The first of many fires ravaged Statesville in 1855 destroying the majority of downtown’s buildings. Most of our existing downtown was built around the turn of the century with the majority of building dating from 1860 to about 1930.

The first railroad reached Statesville in 1858, linking Salisbury to Asheville, and was known as the Western North Carolina Railroad. The Atlantic, Tennessee & Ohio Railroad (ATO) began serving the Statesville to Charlotte line shortly after the Western service began. There were originally two Depots for the two separate lines serving Statesville. Both were apparently burned down in the late 1800s during the Civil War and later rebuilt as a joint facility.

On the morning of August 27, 1891, Statesville learned that a disaster had occurred when the Bostian Bridge on Buffalo Shoals Road became the site of a terrible derailment of a train. It was one of the worst tragedies to ever hit Statesville. There was great loss of lives in the wreck.

The Depot, as we know it, also had a companion freight structure which was removed in the 1970s. The building, which was started in the winter months, had much controversy over its heating system. The local delegation of officials felt the structure and Statesville deserved a better system than pot-bellied stoves, yet when it opened the next spring that is exactly what it had – three chimneys allowing for three stoves.

The railroad brought Statesville’s greatest growth period from the 1860s to the 1930s.
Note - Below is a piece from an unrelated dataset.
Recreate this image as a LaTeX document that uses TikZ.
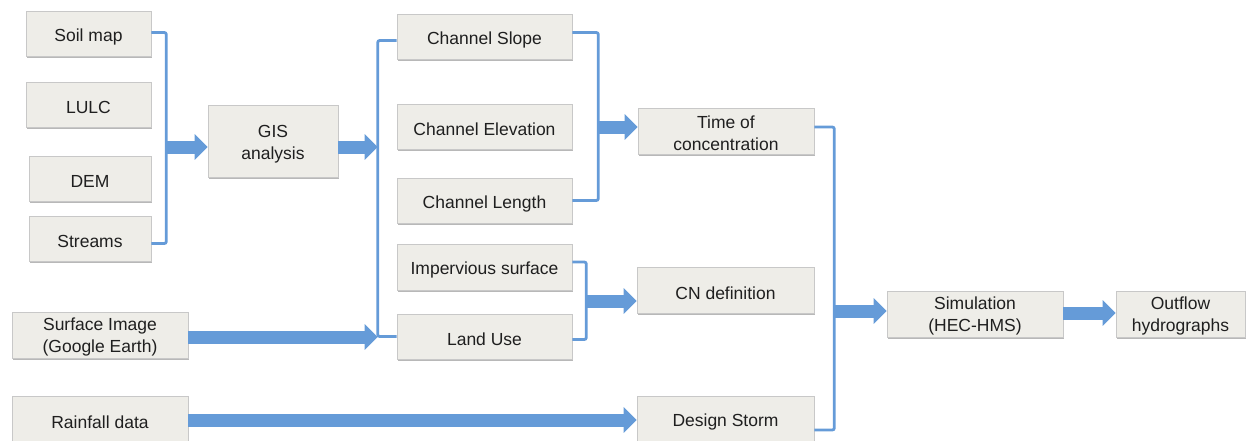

The railroad brought finished goods for sale by our mercantile businesses, raw goods to be processed by our industries into finished goods, carried finished goods to be sold in other cities, and carried raw goods to be finished into salable goods in other cities. It also allowed our citizens to be connected to other parts of the civilized world and allowed visitors to come and visit our fair city and stay in one of our six hotels in downtown (McElwee Hotel, Carolina Hotel, Gray Cafe & Hotel, Historic Vance Hotel, St. Charles Hotel, and the Bristol Hotel). Statesville was no longer the forefront of civilization but an important part of the new civilized United States.

The Depot Hill area was also the site of one of the most famous hangings in the history of the region, Tom Dula. The Kingston Trio’s song “Ballad of Tom Dooley,” made the hanging famous. It was the story of a love triangle and a trial for murder which resulted in Tom Dula’s (real name) death. He was hanged just south of the former Depot location and is buried in Wilkes County.

Our industries around the turn of the century were based around three primary products: herbs, tobacco, and liquor. The Wallace Herbarium on Meeting Street was one of the largest in the world and shipped processed herbs all over the world. Liquor and tobacco money built many of our fine downtown buildings. In fact, the Key Memorial Chapel – now the law office of Mr. Albert Walser – was built by Mrs. Key in honor of her late husband, Philip Barton Key. Another local church refused the money because it was made in the liquor industry.

Statesville has a rich architectural heritage. It currently has five National Register of Historic Place Districts including four residential districts: Broad Street/Davie Avenue, Mitchell College, Academy Hill, Race Street, and the Downtown Statesville Commercial District.